1) They’re from New York City, but none of them exemplify the beaten-by-the-streets grit that most city-dwellers do, which means that,
2) They’re probably pretty intellectual.
3) Each of them have earned an Ivy League undergraduate degree, and
4) Lead singer Ezra Koenig has openly admitted that he would have pursued a career as a teacher had this whole super-famous-for-no-apparent-reason thing not worked out.
5) Their music is either super-happy, super-ironic, super-sarcastic or super-all-of-those.
6) More than three-quarters of Americans still don’t know how to identify an Oxford Comma, but at least they know it exists, thanks in small part to VW.
Aside from a few historical mile markers, there isn’t much to be attributed to Vampire Weekend.
And in a way, that was the point all along.

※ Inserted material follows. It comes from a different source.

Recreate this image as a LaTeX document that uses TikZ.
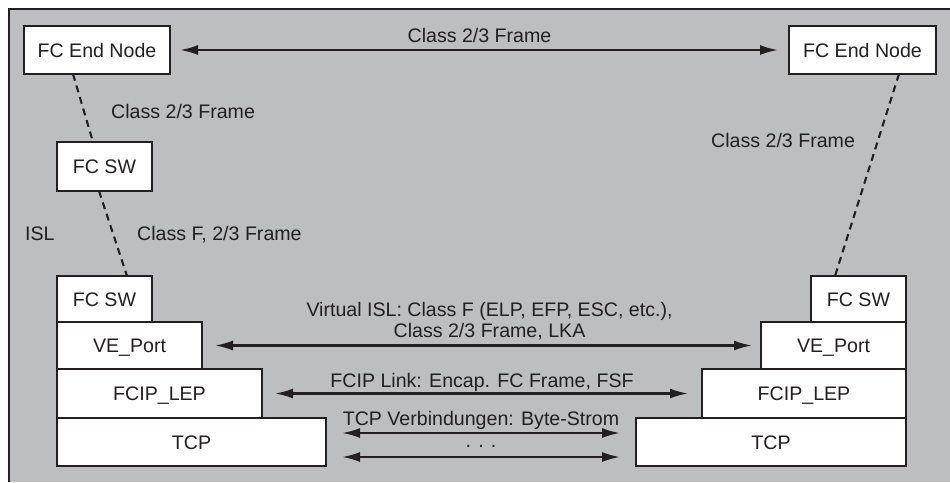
\documentclass[tikz,border=0pt]{standalone}
\usepackage{fontspec}
\setmainfont{Liberation Sans}
\usetikzlibrary{arrows.meta}
\usetikzlibrary{positioning}
\definecolor{bggray}{RGB}{189,190,194}
\definecolor{ink}{RGB}{35,31,32}

\begin{document}
\begin{tikzpicture}[x=1pt, y=-1pt, >={Latex[length=18pt,width=10pt]},
    box/.style={draw=ink, fill=white, line width=2.1pt, inner sep=0pt, outer sep=0pt,
                text=ink, text height=14.5pt, text depth=0pt},
    lbl/.style={anchor=base west, inner sep=0pt, text=ink},
    link/.style={<->, line width=2.2pt, draw=ink},
    wire/.style={line width=2.1pt, draw=ink, dash pattern=on 7pt off 5pt}]
  \fontsize{19.6}{21.5}\selectfont
  \useasboundingbox (0,0) rectangle (950,482);
  \fill[bggray] (9,9) rectangle (950,482);
  \draw[ink, line width=2.2pt] (9,482) -- (9,9) -- (950,9);

  % end nodes and middle switch
  \node[box, anchor=north west, minimum width=146pt, minimum height=48pt] (fce_l) at (24,26)  {FC End Node};
  \node[box, anchor=north west, minimum width=147pt, minimum height=48pt] (fce_r) at (789,26) {FC End Node};
  \node[box, anchor=north west, minimum width=95pt,  minimum height=49pt] (sw_m)  at (57,142) {FC SW};

  % left stack
  \node[box, anchor=north west, minimum width=95pt, minimum height=46pt] (sw_l) at (57,276) {FC SW};
  \node[box, minimum width=145pt, minimum height=47pt] (ve_l)  [below=0pt of sw_l.south west, anchor=north west] {VE\_Port};
  \node[box, minimum width=205pt, minimum height=49pt] (lep_l) [below=0pt of ve_l.south west, anchor=north west]  {FCIP\_LEP};
  \node[box, minimum width=269pt, minimum height=48pt] (tcp_l) [below=0pt of lep_l.south west, anchor=north west] {TCP};

  % right stack
  \node[box, anchor=north east, minimum width=95pt, minimum height=46pt] (sw_r) at (906,276) {FC SW};
  \node[box, minimum width=145pt, minimum height=47pt] (ve_r)  [below=0pt of sw_r.south east, anchor=north east] {VE\_Port};
  \node[box, minimum width=204pt, minimum height=49pt] (lep_r) [below=0pt of ve_r.south east, anchor=north east]  {FCIP\_LEP};
  \node[box, minimum width=270pt, minimum height=48pt] (tcp_r) [below=0pt of lep_r.south east, anchor=north east] {TCP};

  % dashed links
  \draw[wire] ([xshift=49pt]fce_l.south west) -- ([xshift=36pt]sw_m.north west);
  \draw[wire] ([xshift=42pt]sw_m.south west) -- ([xshift=70pt]sw_l.north west);
  \draw[wire] ([xshift=110pt]fce_r.south west) -- ([xshift=24pt]sw_r.north west);

  \node[lbl] (t_c23l) at (111,118) {Class 2/3 Frame};
  \node[lbl] (t_isl)  at (25,240)  {ISL};
  \node[lbl] (t_cf)   at (137,240) {Class F, 2/3 Frame};
  \node[lbl] (t_c23r) at (711,147) {Class 2/3 Frame};

  % arrows
  \draw[link, shorten <=10pt, shorten >=11pt] (fce_l) --
      node[anchor=base, yshift=8pt, text=ink] {Class 2/3 Frame} (fce_r);
  \draw[link, shorten <=13pt, shorten >=9pt] (ve_l) --
      node[anchor=base, xshift=8pt, yshift=8pt, align=center, text=ink] {Virtual ISL: Class F (ELP, EFP, ESC, etc.),\\Class 2/3 Frame, LKA} (ve_r);
  \draw[link, shorten <=13pt, shorten >=14pt] (lep_l) --
      node[anchor=base, yshift=6pt, text=ink] {FCIP Link: Encap. FC Frame, FSF} (lep_r);
  \draw[link, shorten <=16pt, shorten >=16pt] ([yshift=9pt]tcp_l.east) --
      node[anchor=base, yshift=8pt, text=ink] {TCP Verbindungen: Byte-Strom} ([yshift=9pt]tcp_r.west);
  \draw[link, shorten <=16pt, shorten >=16pt] ([yshift=-15pt]tcp_l.east) --
      node[anchor=base, yshift=10pt, text=ink] {. . .} ([yshift=-15pt]tcp_r.west);
\end{tikzpicture}
\end{document}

2008’s self-titled debut full-length album was kind of like the Pablo Honey of the new generation. No one knew what was happening. No one could explain why this band of seemingly innocent and mild-mannered college kids were so hell-bent on making music that wasn’t about breakups or boozing or hitting on girls because it’s Friday night and that’s what people do on Fridays. It was intellectual, and it was intellectual because it had no reason not to be. Songs like, “A-Punk,” and “Cape Cod Kwassa Kwassa,” developed notoriety for being the songs on the radio that no one could explain but liked anyway. Almost overnight, Vampire Weekend had exposed both America’s greatest flaw and America’s greatest gift: appreciation without explanation.

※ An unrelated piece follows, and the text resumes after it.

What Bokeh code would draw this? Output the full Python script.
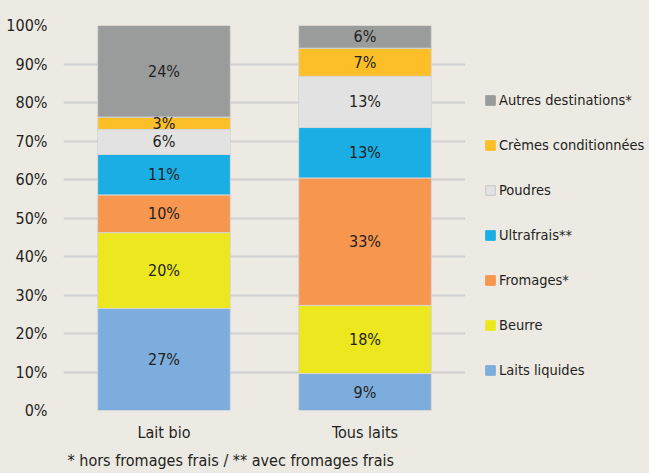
import numpy as np
from bokeh.plotting import figure
from bokeh.layouts import row
from bokeh.models import (FactorRange, Range1d, FixedTicker, PrintfTickFormatter,
                          Legend, LegendItem, ColumnDataSource, Title)
from bokeh.core.properties import value
from bokeh.embed import file_html
from bokeh.resources import INLINE

categories = ["Lait bio", "Tous laits"]
series = ["Laits liquides", "Beurre", "Fromages*", "Ultrafrais**", "Poudres",
          "Crèmes conditionnées", "Autres destinations*"]
lait_bio = [26.5, 19.7, 9.8, 10.5, 6.5, 3.2, 23.8]
tous_laits = [9.6, 17.7, 33.1, 13.1, 13.3, 7.3, 5.9]
lait_bio_labels = [27, 20, 10, 11, 6, 3, 24]
tous_laits_labels = [9, 18, 33, 13, 13, 7, 6]
colors = ["#7DADDC", "#EDE71F", "#F7964F", "#1BAEE4", "#E2E2E2", "#FDBF28", "#9A9C9C"]
y_ticks = [0, 10, 20, 30, 40, 50, 60, 70, 80, 90, 100]
footnote = "* hors fromages frais / ** avec fromages frais"

FONT = "DejaVu Sans Condensed, sans-serif"
TXT = "#231F20"
BG = "#EDEAE4"
FS = "16px"
FS_LEG = "14.5px"

p = figure(width=465, height=473, output_backend="svg", toolbar_location=None,
           x_range=FactorRange(factors=categories, range_padding=0),
           y_range=Range1d(0, 100),
           min_border_left=63, min_border_right=0, min_border_top=25, min_border_bottom=62)
p.background_fill_color = BG
p.border_fill_color = BG
p.outline_line_color = None

data = {"cat": categories}
for i, s in enumerate(series):
    data[s] = [lait_bio[i], tous_laits[i]]
src = ColumnDataSource(data)
rs = p.vbar_stack(series, x="cat", width=0.66, fill_color=colors, line_color="#D6D6D6",
                  line_width=1, source=src)

# value labels
xs, ys, ts = [], [], []
for cat, vals, labs in [(categories[0], lait_bio, lait_bio_labels),
                        (categories[1], tous_laits, tous_laits_labels)]:
    v = np.array(vals)
    mids = np.cumsum(v) - v / 2
    for m, l in zip(mids, labs):
        xs.append(cat)
        ys.append(float(m))
        ts.append(f"{l}%")
p.text(x="x", y="y", text="t", source=ColumnDataSource(dict(x=xs, y=ys, t=ts)),
       text_align="center", text_baseline="middle", text_font=value(FONT),
       text_font_size=FS, text_color=TXT)

# axes
p.yaxis.ticker = FixedTicker(ticks=y_ticks)
p.yaxis.formatter = PrintfTickFormatter(format="%d%%")
p.ygrid.ticker = FixedTicker(ticks=y_ticks)
p.ygrid.grid_line_color = "#D0D0D0"
p.ygrid.grid_line_width = 2
p.ygrid.level = "underlay"
p.xgrid.grid_line_color = None
for ax in (p.xaxis[0], p.yaxis[0]):
    ax.axis_line_color = None
    ax.major_tick_line_color = None
    ax.minor_tick_line_color = None
    ax.major_tick_in = 0
    ax.major_tick_out = 0
    ax.major_label_text_font = FONT
    ax.major_label_text_font_size = FS
    ax.major_label_text_color = TXT
p.yaxis.major_label_standoff = 16
p.xaxis.major_label_standoff = 12

p.add_layout(Title(text=footnote, align="left", offset=4, standoff=8,
                   text_font=FONT, text_font_size=FS, text_color=TXT,
                   text_font_style="normal"), "below")

# legend panel (separate figure to the right)
lg = figure(width=184, height=473, output_backend="svg", toolbar_location=None,
            x_range=Range1d(0, 1), y_range=Range1d(0, 1),
            x_axis_location=None, y_axis_location=None,
            min_border_left=0, min_border_right=0, min_border_top=0, min_border_bottom=0)
lg.background_fill_color = BG
lg.border_fill_color = BG
lg.outline_line_color = None
lg.xgrid.grid_line_color = None
lg.ygrid.grid_line_color = None

proxy = []
for i, s in enumerate(series):
    r = lg.vbar(x=[5], top=[1], width=0.5, fill_color=colors[i],
                line_color="#C8C8C8" if i == 4 else colors[i], line_width=1)
    proxy.append(r)

items = [LegendItem(label=series[i], renderers=[proxy[i]]) for i in reversed(range(len(series)))]
legend = Legend(items=items, location=(19, 29), glyph_width=12, glyph_height=12,
                label_standoff=3, spacing=23, label_height=22, padding=0, margin=0,
                border_line_color=None, background_fill_alpha=0,
                label_text_font=FONT, label_text_font_size=FS_LEG, label_text_color=TXT)
lg.add_layout(legend)

layout = row(p, lg, spacing=0, styles={"background-color": BG})
open("out.html", "w").write(file_html(layout, INLINE))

Their self-titled effort would have been enough. Really: it would have. But if 2008’s effort was an exploration in who Vampire Weekend was, 2010’s Contra was an exploration in why Vampire Weekend was. Picking up right where the self-titled album had left off, Contra operated at such a high level of intricacy, it was like watching a web as it was being spun. Koenig channeled Paul Simon’s African phase with help from backup vocalist (and African music connoisseur) Rostam Batmanglij, and songs like “California English,” and “Diplomat’s Son,” proved with facility that the band had tapped into a capillary of music that will never, ever be occupied by anyone else.
It was an outstanding follow-up to an already admirable portfolio.
And then, Modern Vampires of the City happened.
As both a musical critic and a massive VW fan, I’d like to make this examination: I’m pretty sure everyone had high hopes for it, but I don’t think anyone on earth could have predicted that Modern Vampires of the City would completely reshape the impact Vampire Weekend has had on their own musical footprint and, thusly, music as a whole.
Sonically, it’s flawless. It no-doubt makes the most sense of any of their full-length albums, which has garnered Vampires the most unanimous praise of the three. Songs like, “Unbelievers,” evoke a primal happiness despite those trace elements of unmistakably confusing Vampire Weekend DNA. Emotionally, it’s cutting. “Hannah Hunt” delivers a one-two punch of romantic pensiveness that is arguably the first of its kind for these guys. Slow and steady, it’s the midway point of the album, which is interesting when you consider that it’s the most heartbreakingly languid track of the twelve.
When it comes to indie music that has aptitude for appreciation on the mass level, Modern Vampires of the City supplants everything before it as the most outstanding example we have. It completes a trilogy of albums that could stand alone as some of the most authentic and inventive music in the world.
Koenig digs deeper than ever on album opener, “Obvious Bicycle,” a song that, ironically, conveys a fear of not making any positive impact whatsoever in anyone’s life. As a critic, I can understand the validity of the fear. But as a fan, I can declare with absolute certainty that he has nothing to be fearful of.